BOOKS OF THE TIMES; The Computer World, Inside and Out

''The Future of Ideas'' (no less), by Lawrence Lessig, is about the Internet today, where it is going and where it ought to go. His soft-spoken sobriety (not reflected in his choice of title) is a breath of fresh air in a crowded field where most authors would rather shout than talk.
He is a fund of clear, clean, useful information. If you need to know where ''MP3.com'' or ''Napster'' or ''CPHack'' or the Web in general stand today, Mr. Lessig is your man. His brief explanation of what ''consent decree'' means is the best I have ever read. Actually I couldn't care less what it means, but I had better know, and so had we all. This book is a public service.
But it is not merely that; it makes an argument, and here the results are mixed. The broad claim seems innocuous. The author boldly endorses ''free speech, privacy, access to content, freedom from excessive regulation''; he says that ''the original Net'' valued and protected these things, and that the Internet should continue protecting then, whatever it turns into.
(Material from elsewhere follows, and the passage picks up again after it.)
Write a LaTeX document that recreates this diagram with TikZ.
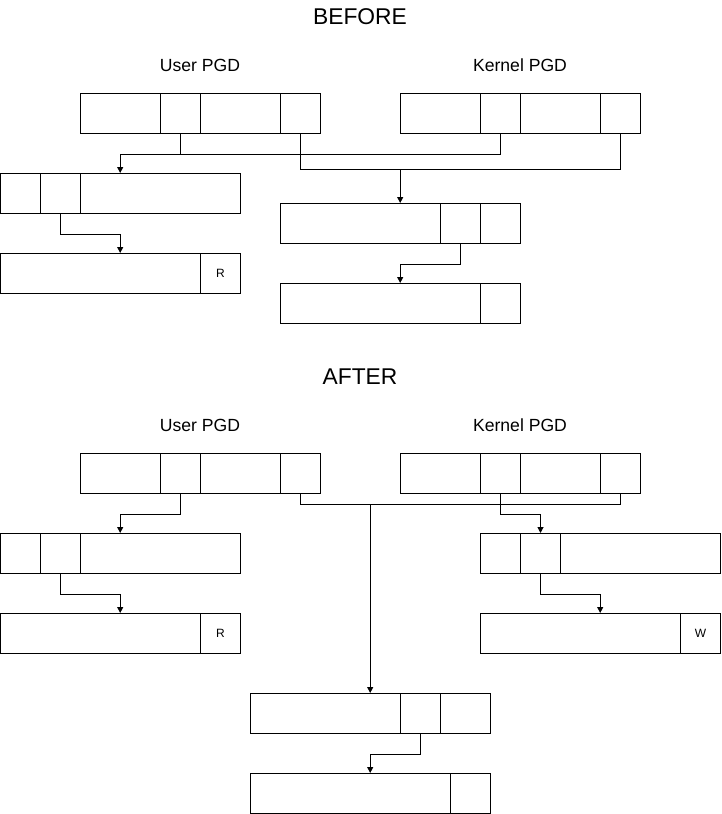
\documentclass[tikz,border=0pt]{standalone}
\usepackage{fontspec}
\setmainfont{Liberation Sans}
\usetikzlibrary{arrows.meta}
\begin{document}
\begin{tikzpicture}[x=1pt,y=-1pt,
  cell/.style={draw, line width=1pt, inner sep=0pt, minimum height=40pt, anchor=north west},
  rowbox/.style={inner sep=0pt, minimum height=40pt, anchor=north west},
  title/.style={font=\fontsize{22.8}{26}\selectfont},
  lbl/.style={font=\fontsize{17.6}{20}\selectfont},
  flag/.style={font=\fontsize{12}{14}\selectfont},
  conn/.style={line width=1pt},
  arr/.style={line width=1pt, -{Triangle[length=6pt,width=6pt]}}]
\useasboundingbox (0,0) rectangle (721,814);
% ================= BEFORE =================
\node[title] (tb) at (360,17) {BEFORE};
\node[lbl] (ulb) at (200,65) {User PGD};
\node[lbl] (klb) at (520,65) {Kernel PGD};
% user PGD
\node[cell, minimum width=80pt] (bu1) at (80,93) {};
\node[cell, minimum width=40pt] (bu2) at (160,93) {};
\node[cell, minimum width=80pt] (bu3) at (200,93) {};
\node[cell, minimum width=40pt] (bu4) at (280,93) {};
% kernel PGD
\node[cell, minimum width=80pt] (bk1) at (400,93) {};
\node[cell, minimum width=40pt] (bk2) at (480,93) {};
\node[cell, minimum width=80pt] (bk3) at (520,93) {};
\node[cell, minimum width=40pt] (bk4) at (600,93) {};
% left table
\node[rowbox, minimum width=240pt] (bL) at (0,173) {};
\node[cell, minimum width=40pt] (bl1) at (0,173) {};
\node[cell, minimum width=40pt] (bl2) at (40,173) {};
\node[cell, minimum width=160pt] (bl3) at (80,173) {};
% left page
\node[rowbox, minimum width=240pt] (bLP) at (0,253) {};
\node[cell, minimum width=200pt] (blp1) at (0,253) {};
\node[cell, minimum width=40pt, flag] (blp2) at (200,253) {R};
% middle table
\node[rowbox, minimum width=240pt] (bM) at (280,203) {};
\node[cell, minimum width=160pt] (bm1) at (280,203) {};
\node[cell, minimum width=40pt] (bm2) at (440,203) {};
\node[cell, minimum width=40pt] (bm3) at (480,203) {};
% middle page
\node[rowbox, minimum width=240pt] (bMP) at (280,283) {};
\node[cell, minimum width=200pt] (bmp1) at (280,283) {};
\node[cell, minimum width=40pt] (bmp2) at (480,283) {};
% connectors
\draw[conn] (bk2.south) -- ++(0,20) coordinate (bj1) -| (bu2.south);
\draw[arr] (bj1) -| (bL.north);
\draw[conn] (bu4.south) -- ++(0,35) coordinate (bj2) -| (bk4.south);
\draw[arr] (bj2) -| (bM.north);
\draw[arr] (bl2.south) -- ++(0,20) -| (bLP.north);
\draw[arr] (bm2.south) -- ++(0,20) -| (bMP.north);
% ================= AFTER =================
\node[title] (ta) at (360,377) {AFTER};
\node[lbl] (ula) at (200,425) {User PGD};
\node[lbl] (kla) at (520,425) {Kernel PGD};
% user PGD
\node[cell, minimum width=80pt] (au1) at (80,453) {};
\node[cell, minimum width=40pt] (au2) at (160,453) {};
\node[cell, minimum width=80pt] (au3) at (200,453) {};
\node[cell, minimum width=40pt] (au4) at (280,453) {};
% kernel PGD
\node[cell, minimum width=80pt] (ak1) at (400,453) {};
\node[cell, minimum width=40pt] (ak2) at (480,453) {};
\node[cell, minimum width=80pt] (ak3) at (520,453) {};
\node[cell, minimum width=40pt] (ak4) at (600,453) {};
% left table
\node[rowbox, minimum width=240pt] (aL) at (0,533) {};
\node[cell, minimum width=40pt] (al1) at (0,533) {};
\node[cell, minimum width=40pt] (al2) at (40,533) {};
\node[cell, minimum width=160pt] (al3) at (80,533) {};
% left page
\node[rowbox, minimum width=240pt] (aLP) at (0,613) {};
\node[cell, minimum width=200pt] (alp1) at (0,613) {};
\node[cell, minimum width=40pt, flag] (alp2) at (200,613) {R};
% right table
\node[rowbox, minimum width=240pt] (aR) at (480,533) {};
\node[cell, minimum width=40pt] (ar1) at (480,533) {};
\node[cell, minimum width=40pt] (ar2) at (520,533) {};
\node[cell, minimum width=160pt] (ar3) at (560,533) {};
% right page
\node[rowbox, minimum width=240pt] (aRP) at (480,613) {};
\node[cell, minimum width=200pt] (arp1) at (480,613) {};
\node[cell, minimum width=40pt, flag] (arp2) at (680,613) {W};
% bottom table
\node[rowbox, minimum width=240pt] (aB) at (250,693) {};
\node[cell, minimum width=150pt] (ab1) at (250,693) {};
\node[cell, minimum width=40pt] (ab2) at (400,693) {};
\node[cell, minimum width=50pt] (ab3) at (440,693) {};
% bottom page
\node[rowbox, minimum width=240pt] (aBP) at (250,773) {};
\node[cell, minimum width=200pt] (abp1) at (250,773) {};
\node[cell, minimum width=40pt] (abp2) at (450,773) {};
% connectors
\draw[conn] (au4.south) -- ++(0,10) coordinate (aj1) -| (ak4.south);
\draw[arr] (aB.north |- aj1) -- (aB.north);
\draw[arr] (au2.south) -- ++(0,20) -| (aL.north);
\draw[arr] (ak2.south) -- ++(0,20) -| (ar2.north);
\draw[arr] (al2.south) -- ++(0,20) -| (aLP.north);
\draw[arr] (ar2.south) -- ++(0,20) -| (aRP.north);
\draw[arr] (ab2.south) -- ++(0,20) -| (aBP.north);
\end{tikzpicture}
\end{document}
Some of his specific assertions seem convincing and important, for example, about the future of copyright in the cybersphere. The Internet makes a new and higher degree of control possible; lawyers can monitor postings on Web sites as they cannot in, say, dorm rooms (we hope). ''Increasingly,'' Mr. Lessig writes, ''as activity that would be permitted in real space (either because the law protects it or because the costs of tracking it are too high) moves to cyberspace, control over that activity has increased. This is not a picture of copyrights imperfectly protected; this is a picture of copyright control out of control.'' To allow copyright controls to be tightened merely because it is possible to tighten them risks choking off the creation of new ideas and the dissemination of old ones.
The author's larger argument in favor of a free-and-open Internet, versus one where a few big companies have disproportionate power, is sensible and appealing. But the counterarguments he doesn't mention are distracting -- ghosts in the woodwork. The reader feels, sometimes, as if he were trying to concentrate on a magic act while the backdrop burns down.
Patents on software (for example) are in bad odor with Mr. Lessig, who notes without irony that Bill Gates has doubts about them, too. Well, Mr. Gates might. Software patents are the one weapon that penniless inventors and small companies wield against the Tyrannosaurus rexes that dominate the industry. A software patent creates an asset out of thin air. Investors do not put their money behind mere software ideas because, should the idea prove good, some large company (Microsoft is not the only candidate) can send a great, swarming army of programmers to munch the thing down and reproduce it fast. Mr. Lessig seems oblivious of the danger.
But on other issues, he is less than fair to the T. rexes. He is a booster of free software. ''The most important space for innovation in our time was built upon a platform that was free,'' he writes, and much of the Internet is built out of free software.